Given instruction =
Word for word, copy all the data and drop the pictures.

Stored data =
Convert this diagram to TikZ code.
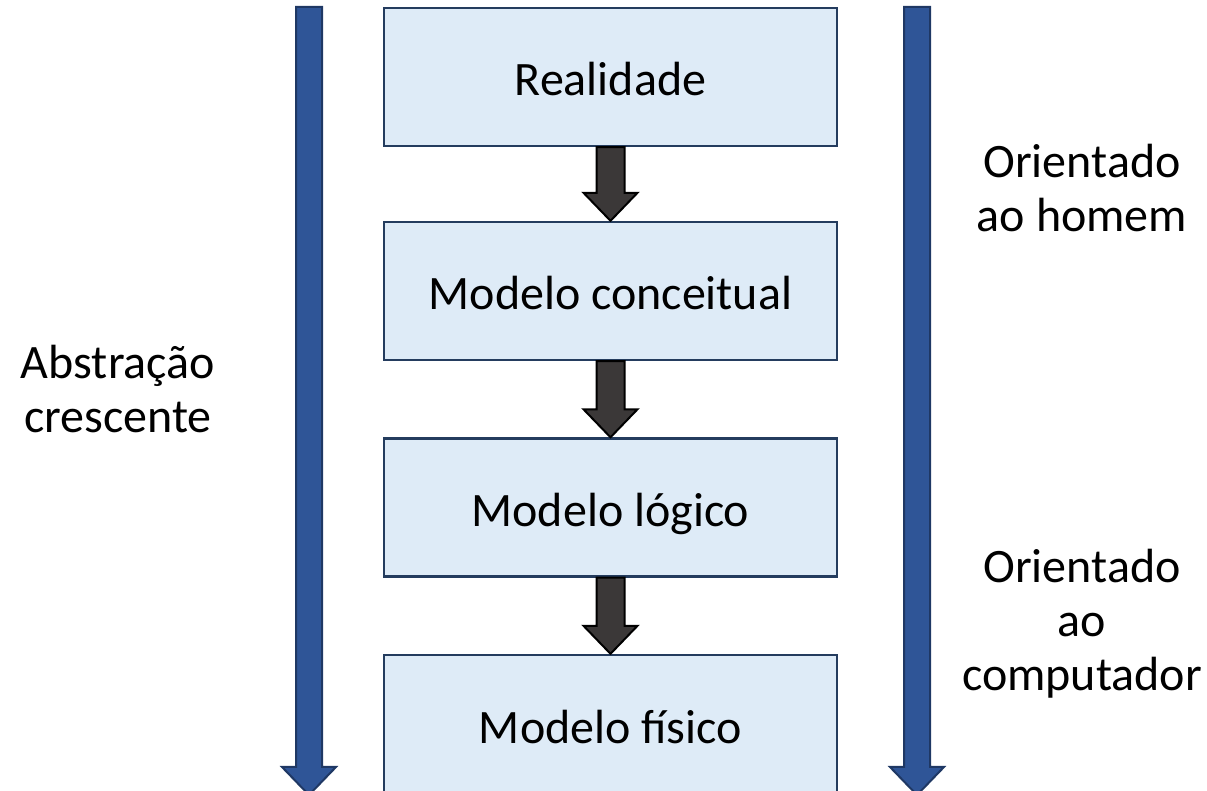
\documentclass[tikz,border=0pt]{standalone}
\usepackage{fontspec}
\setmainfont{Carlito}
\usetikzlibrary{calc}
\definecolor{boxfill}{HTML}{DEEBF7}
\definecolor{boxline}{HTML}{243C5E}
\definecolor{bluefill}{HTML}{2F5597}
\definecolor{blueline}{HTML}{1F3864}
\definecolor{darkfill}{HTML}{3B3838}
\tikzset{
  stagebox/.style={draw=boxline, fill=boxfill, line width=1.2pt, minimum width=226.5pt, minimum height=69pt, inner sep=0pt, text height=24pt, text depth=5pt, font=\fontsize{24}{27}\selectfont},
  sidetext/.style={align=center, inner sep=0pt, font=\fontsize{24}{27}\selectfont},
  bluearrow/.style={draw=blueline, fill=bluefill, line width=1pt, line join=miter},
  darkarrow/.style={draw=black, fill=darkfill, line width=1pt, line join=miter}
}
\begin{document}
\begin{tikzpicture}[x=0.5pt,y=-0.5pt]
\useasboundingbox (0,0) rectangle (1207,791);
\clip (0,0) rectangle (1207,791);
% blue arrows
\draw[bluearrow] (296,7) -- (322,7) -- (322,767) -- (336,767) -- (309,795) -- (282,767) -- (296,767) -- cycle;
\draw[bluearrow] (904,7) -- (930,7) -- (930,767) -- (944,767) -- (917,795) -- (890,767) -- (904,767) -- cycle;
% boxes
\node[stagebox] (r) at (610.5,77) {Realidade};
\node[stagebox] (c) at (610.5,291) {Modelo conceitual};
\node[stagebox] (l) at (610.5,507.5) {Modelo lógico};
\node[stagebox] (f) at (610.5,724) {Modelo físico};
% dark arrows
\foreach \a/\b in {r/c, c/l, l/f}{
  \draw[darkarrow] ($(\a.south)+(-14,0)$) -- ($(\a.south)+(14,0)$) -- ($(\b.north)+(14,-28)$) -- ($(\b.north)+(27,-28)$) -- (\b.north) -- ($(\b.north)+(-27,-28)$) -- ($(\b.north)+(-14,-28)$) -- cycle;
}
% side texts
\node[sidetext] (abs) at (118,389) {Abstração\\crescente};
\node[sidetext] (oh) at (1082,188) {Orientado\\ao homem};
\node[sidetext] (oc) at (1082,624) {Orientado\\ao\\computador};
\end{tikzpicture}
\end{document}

Full output =
Convert this diagram to TikZ code.
\documentclass[tikz,border=0pt]{standalone}
\usepackage{fontspec}
\setmainfont{Carlito}
\usetikzlibrary{calc}
\definecolor{boxfill}{HTML}{DEEBF7}
\definecolor{boxline}{HTML}{243C5E}
\definecolor{bluefill}{HTML}{2F5597}
\definecolor{blueline}{HTML}{1F3864}
\definecolor{darkfill}{HTML}{3B3838}
\tikzset{
  stagebox/.style={draw=boxline, fill=boxfill, line width=1.2pt, minimum width=226.5pt, minimum height=69pt, inner sep=0pt, text height=24pt, text depth=5pt, font=\fontsize{24}{27}\selectfont},
  sidetext/.style={align=center, inner sep=0pt, font=\fontsize{24}{27}\selectfont},
  bluearrow/.style={draw=blueline, fill=bluefill, line width=1pt, line join=miter},
  darkarrow/.style={draw=black, fill=darkfill, line width=1pt, line join=miter}
}
\begin{document}
\begin{tikzpicture}[x=0.5pt,y=-0.5pt]
\useasboundingbox (0,0) rectangle (1207,791);
\clip (0,0) rectangle (1207,791);
% blue arrows
\draw[bluearrow] (296,7) -- (322,7) -- (322,767) -- (336,767) -- (309,795) -- (282,767) -- (296,767) -- cycle;
\draw[bluearrow] (904,7) -- (930,7) -- (930,767) -- (944,767) -- (917,795) -- (890,767) -- (904,767) -- cycle;
% boxes
\node[stagebox] (r) at (610.5,77) {Realidade};
\node[stagebox] (c) at (610.5,291) {Modelo conceitual};
\node[stagebox] (l) at (610.5,507.5) {Modelo lógico};
\node[stagebox] (f) at (610.5,724) {Modelo físico};
% dark arrows
\foreach \a/\b in {r/c, c/l, l/f}{
  \draw[darkarrow] ($(\a.south)+(-14,0)$) -- ($(\a.south)+(14,0)$) -- ($(\b.north)+(14,-28)$) -- ($(\b.north)+(27,-28)$) -- (\b.north) -- ($(\b.north)+(-27,-28)$) -- ($(\b.north)+(-14,-28)$) -- cycle;
}
% side texts
\node[sidetext] (abs) at (118,389) {Abstração\\crescente};
\node[sidetext] (oh) at (1082,188) {Orientado\\ao homem};
\node[sidetext] (oc) at (1082,624) {Orientado\\ao\\computador};
\end{tikzpicture}
\end{document}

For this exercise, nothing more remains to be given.